Mais je dois dire qu'ils étaient effectivement tous
excellents... Octave était un peu inconsistant, mais je pense que ca
tient d'avantage au texte qu'à l'acteur.
Voila.. Alors j'avais
lu des trucs dithyrambiques sur la mise en scène. Je suis partagée. Que
je vous explique... j'avais lu des choses sur "le dépouillement de la
mise en scène"... et on en parlait avec notre voisine (fort parisienne,
soit dit en passant), qui avait vu une Médée de la même metteuse en
scène, quelque chose de très intimiste nous dit-elle..
Bon, et
puis la pièce commence... la première partie comprend la machination,
l'assassinat, les harangues de Brutus et d'Antoine aux funérailles, et
les émeutes dans les rues, jusqu'a l'assassinat du poète Cinna (que la
foule a confondu avec le conjuré du meme nom).
Et là, la foule,
c'est une centaine de figurants, au moins .. autant pour le côté
"intimiste". La voisine était fachée à l'entracte.
Ensuite,
deuxième partie, c'est la préparation et le déroulement de la bataille
de Philippes.. et là c'est nettement plus dépouillé, pas de décor
quasiment, moins de persos sur la scène... mais bon.. quand même de
trucs qui tombent en vrac sur scène pour simuler le champ de bataille,
et un bruit absolument horrible aux changements de scènes (là c' était
vraiment déconné, j'ai failli ressortir sourde).
Et la voisine à la fin, elle était contente, elle avait trouvé la deuxième partie magnifique.
Bon, mon opinion à moi, maintenant.
J'ai
beaucoup aimé la première partie.
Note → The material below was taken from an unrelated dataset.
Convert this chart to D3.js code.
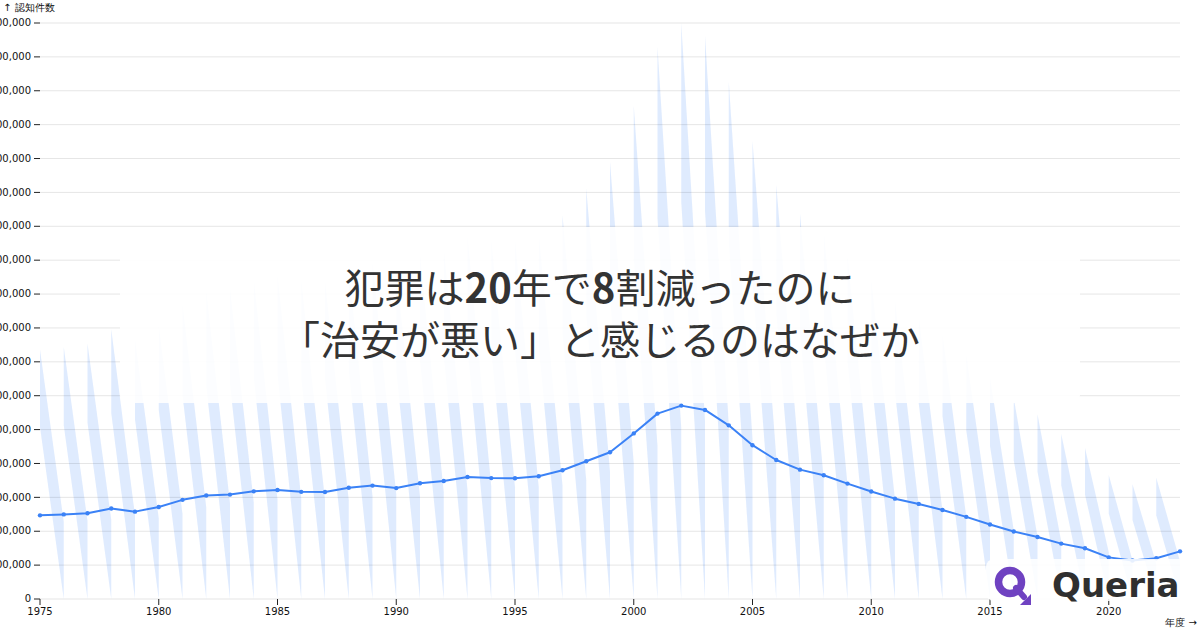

Bon c'était pas intime, mais en même
temps, faut pas se foutre de la gueule du monde, Jules César c'est une
pièce politique, pas une pièce sur la nature humaine.
Et puis, les
scènes qui portent vraiment sur l'homme, c'est à dire principalement
celle où Brutus lutte contre lui-même, déchiré entre son amour pour
César et celui pour Rome, celles-la étaient vraiment intimes, très
dépouillées, très tragiques. Très belles.
Les scènes de foule,
elles étaient très fortes. En revanche. Les mouvements étaient
suffisamment bien pensées pour donner une impression d'anarchie tout en
gardant une efficacité remarquable. Parmi mes scènes préférées, il y a
évidemment les deux harangues de Brutus et Antoine. C'est là que la
foule prend toute l'ampleur de son rôle dans la pièce. Elle est
versatile, changeante, frivole, passionnée... débile. Belle et Débile,
avec une égale majuscule aux deux. Elle se fait le mur, sur lequel les
paroles de Brutus puis d'Antoine viennent frapper, le mur qui renvoit
un écho et fait vivre ces discours.
J'avais jamais lu Jules
César, à ma grande honte, avant... et ben Antoine, chez Shakespeare,
c'est autre chose qu'un soudard débauché et mal dégrossi, je peux vous
l'assurer.. dans un autre genre ca m'a fait penser à cette fameuse
scène ou Richard III retourne Lady Anne. Là c'est pareil, la foule, on
dirait un lapin qu'on écorche...zwip, en trois minutes elle est
retournée. Il est charismatique, drole, émouvant.. et je dois dire que
Ralph Fiennes est parfait dans le rôle. Un peu auparavant, il arrivait
sur scène, après l'assassinat de César, et se montrait faible,
chancelant, vulnérable, moitié de douleur, moitié par calcul. Mais
c'est dans la harangue qu'il se révèle, vraiment.
Cela dit, Brutus
est absolument magnifique aussi. On voit vraiment deux Brutus (deux
Bruti?) se dessiner: celui de la sphère privée, déchiré, déchirant,
ayant une scène magnifique avec sa femme, puis pleurant sur elle quand
il apprend sa mort.... Et puis celui de la sphère publique, meneur,
cynique, politicien en diable. Le premier à tremper ses mains dans le
sang de César et à tendre ses mains rougies au public. Mais aussi le
seul des conjurés présenté par Shakespeare comme agissant par pietas et
non pas cupidité ou envie.
Bon enfin voila... et la deuxième
partie, que la voisine à trouvée splendide m'a en revanche décue. Mais
je pense que ca tient en partie au texte, qui est nettement moins fort.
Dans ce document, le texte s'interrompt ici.